In just over six months from now, the full impact of the Government’s review into the impact of the new WLTP emissions testing regime will be felt for the first time, with a freeze on BIK rates for two years and zero tax rates for electric cars. Here we assess the implications for companies and their drivers.
In July, the Government announced the results of its eagerly anticipated review into the impact of the WLTP emissions test on company car tax rates, which was predicted to see the CO2 rating for most cars increase by 15-20%.
As a result, from next April, there will now be a freeze on the existing scale charges for all company cars for the next two tax years, 2020/21 and 2021/2022, so the good news is that existing company car drivers should not see any inflationary impact on their tax bills for the next 30 months.
At the same time, a new deadline of April 6, 2020 has been introduced. Basically, cars purchased after that date get a 2% tax cut compared to cars purchased before that date – prompting some critics to suggest that the move will be a dampener on new car orders until next April.
Cars ordered after this deadline benefit from a 2% discount in company car tax rates. So, for example, a car with CO2 of 100g/km currently attracts a scale charge of 25%, fixed for three years, if it was ordered before April 6, with the rate falling to 23% if it was ordered after April 6.
However, the post-April 6 car then sees a 1% increase in the following tax year, 2021/22, and another 1% in 2022-23, so that the scale charges for all cars come back into alignment in 2022-23.
From 2023/24 onwards, the Government says that fleet managers and company car drivers will be able to refer to a single BIK tax table again as all rates will then be realigned.
The rates for the following years are still unknown and haven’t yet been announced by the government.
The other good news for company car drivers thinking of ordering an electric car as their next vehicle is that from this April they will benefit from a zero rate of tax in the first year of ownership, 2020-21, provided the car in question has zero CO2 emissions.
This charge then rises to 1% in 2021-22 and 2% in 2022-23. The same rate applies regardless of whether the car was ordered before or after April 6 2020.
The electric range of the vehicle is not taken into account if it has zero emissions. However, for cars with an electric range of greater than 130 miles and ordered after April 6, 2020, the scale charge will also be 0%.
This then rises to 1% in 2021-22 and to 2% in 2022-23. However, the same car ordered before April 6, 2020 comes with a scale charge of 2%, fixed for three years until 2022-23, by which time the rate for the post-April 6 electric car has come back into alignment at 2%.
Cars with an electric range of 70-129 miles and CO2 emissions of 1-50g/km ordered after April 6, 2020 have a scale charge of 3% that year, followed by 4% in 2021-22 and 5% in 2022-23. Ordered before April 6, however, the same car has a scale charge of 5% for each of the three years.
Cars with an electric range of 40-69 miles and CO2 emissions of 1-50g/km and ordered before next April 6 have a scale charge fixed at 8% for the tax years 2020-21, 2021-22 and 2022-23. For cars ordered after April 6, the charge falls to 6% , rising in 1% increments to 8% by 2022-23.
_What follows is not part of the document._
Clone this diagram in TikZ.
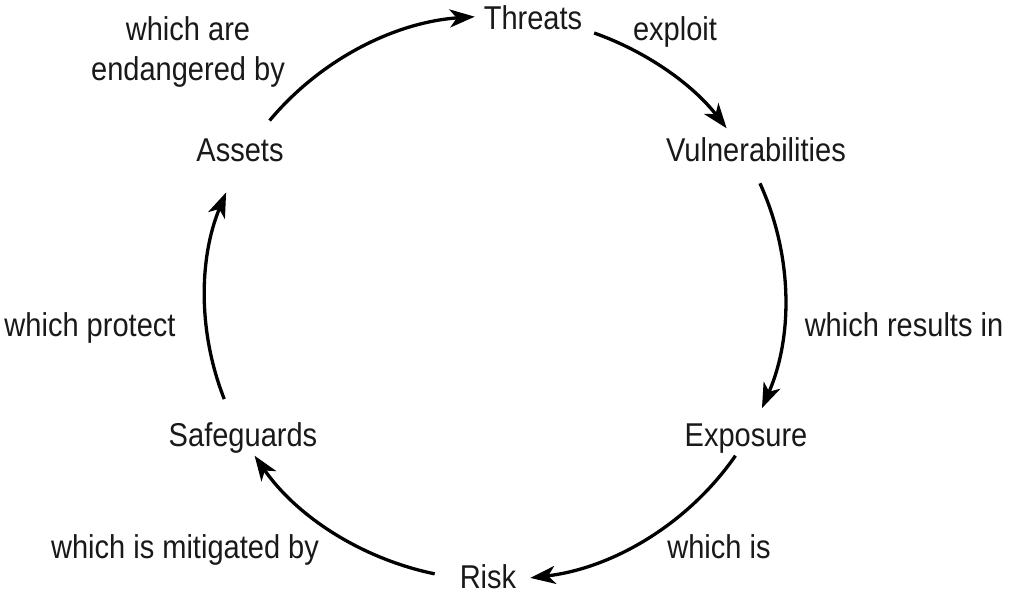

Cars with an electric range of 30-39 miles and CO2 emissions of 1-50g/km and ordered before next April 6 have a scale charge fixed at 12% for the tax years 2020-21, 2021-22 and 2022-23. For cars ordered after April 6, the charge falls to 10%, rising in 1% increments to 12% by 2022-23.
And cars with an electric range of less than 30 miles and CO2 emissions of 1-50g/km and ordered before next April 6 have a scale charge fixed at 14% for the tax years 2020-21, 2021-22 and 2022-23. For cars ordered after April 6, the charge falls to 12%, rising in 1% increments to 14% by 2022-23.
Please see tables for details.
Mike Manners, managing director at CBVC Vehicle Management, said: “The results of the Government review and the new BIK tax rules should hopefully be a much needed shot in the arm for most drivers, as well as recognising the important role that companies play in the move towards a zero carbon future.
“Hopefully, the new zero tax rates for EVs will kick-start the EV market which has been waiting for some kind of stimulus, while it is also great news that the newest generation of clean diesels will not suffer a 4% surcharge, as we believe that diesel still has a part to play in the fleet mix.
“However, the new tax regime adds a layer of complexity which decision-makers will need to understand before communicating with their drivers, and we would urge fleet managers to talk to their fleet management supplier as soon as possible to understand the full impact of the new moves,” he said.